Si le compte n’y est pas, c’est que plusieurs député·es Les Républicains (LR) ont finalement désobéi à la ligne de leur parti pour voter la censure. Pas en nombre suffisant – 19 des 61 élu·es du groupe ont franchi le pas, en majorité des proches de Laurent Wauquiez –, mais assez pour faire trembler le pouvoir. Trois députés de la droite d’opposition sont allés jusqu’à voter la motion de censure présentée par le Rassemblement national (soutenue par 94 voix).
Des fractures béantes
Après le résultat du vote, Aurélien Pradié, devenu l’une des figures de la fronde LR, lance « un cri d’alerte » : « La première ministre et le président de la République ne peuvent pas ignorer cet électrochoc considérable. Qui peut croire qu’on peut mettre la poussière sous le tapis encore longtemps ? Ce texte est empoisonné. Il y a des fractures dans le pays qui demain ne seront peut-être pas cicatrisables. Dans quelle démocratie va-t-on ? Les institutions sont en danger, Emmanuel Macron ne peut pas continuer à jouer avec le feu. »

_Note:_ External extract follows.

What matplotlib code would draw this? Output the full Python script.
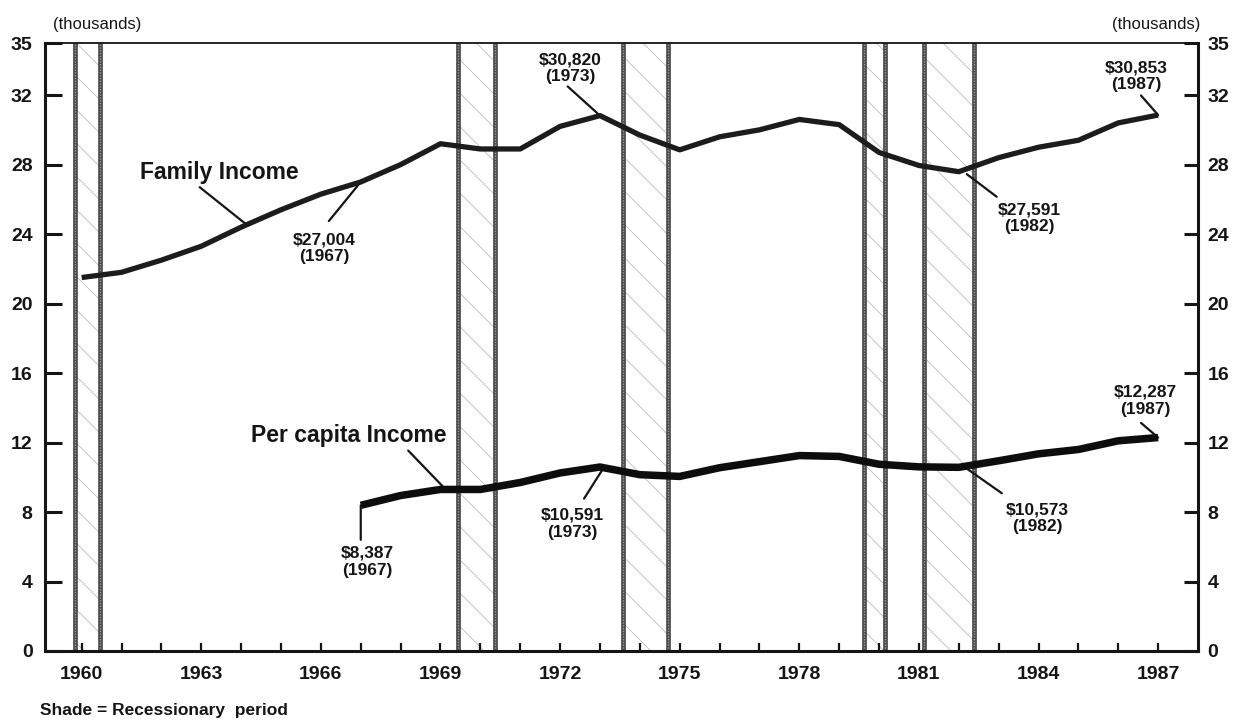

Plus explicite, un député macroniste lâche, sous couvert de l’anonymat : « C’est le Rassemblement national qui va ramasser la mise. » Un peu plus tôt, dans l’hémicycle, le discours de la députée RN Laure Lavalette, montée à la tribune pour défendre la motion de censure de son groupe, témoignait de la pleine conscience de l’extrême droite de l’avantage qu’elle pourrait tirer de la situation. « Nous ne craignons jamais les urnes et sommes prêts à y retourner », disait-elle, pointant tacitement la peur du gouvernement.
Pour le député LR Pierre-Henri Dumont, qui avait annoncé dès lundi matin qu’il voterait la motion de censure, le message est clair : « À partir du moment où le gouvernement dit que voter pour la motion de censure, c’est se prononcer sur un projet de loi, en avant Guingamp ! » La veille, la patronne du groupe Renaissance, Aurore Bergé, déclarait sur France Inter : « Si, pendant des semaines, des députés LR sont venus sur vos plateaux dire à quel point cette réforme était mal faite, il faut qu’ils assument, qu’ils votent la censure. »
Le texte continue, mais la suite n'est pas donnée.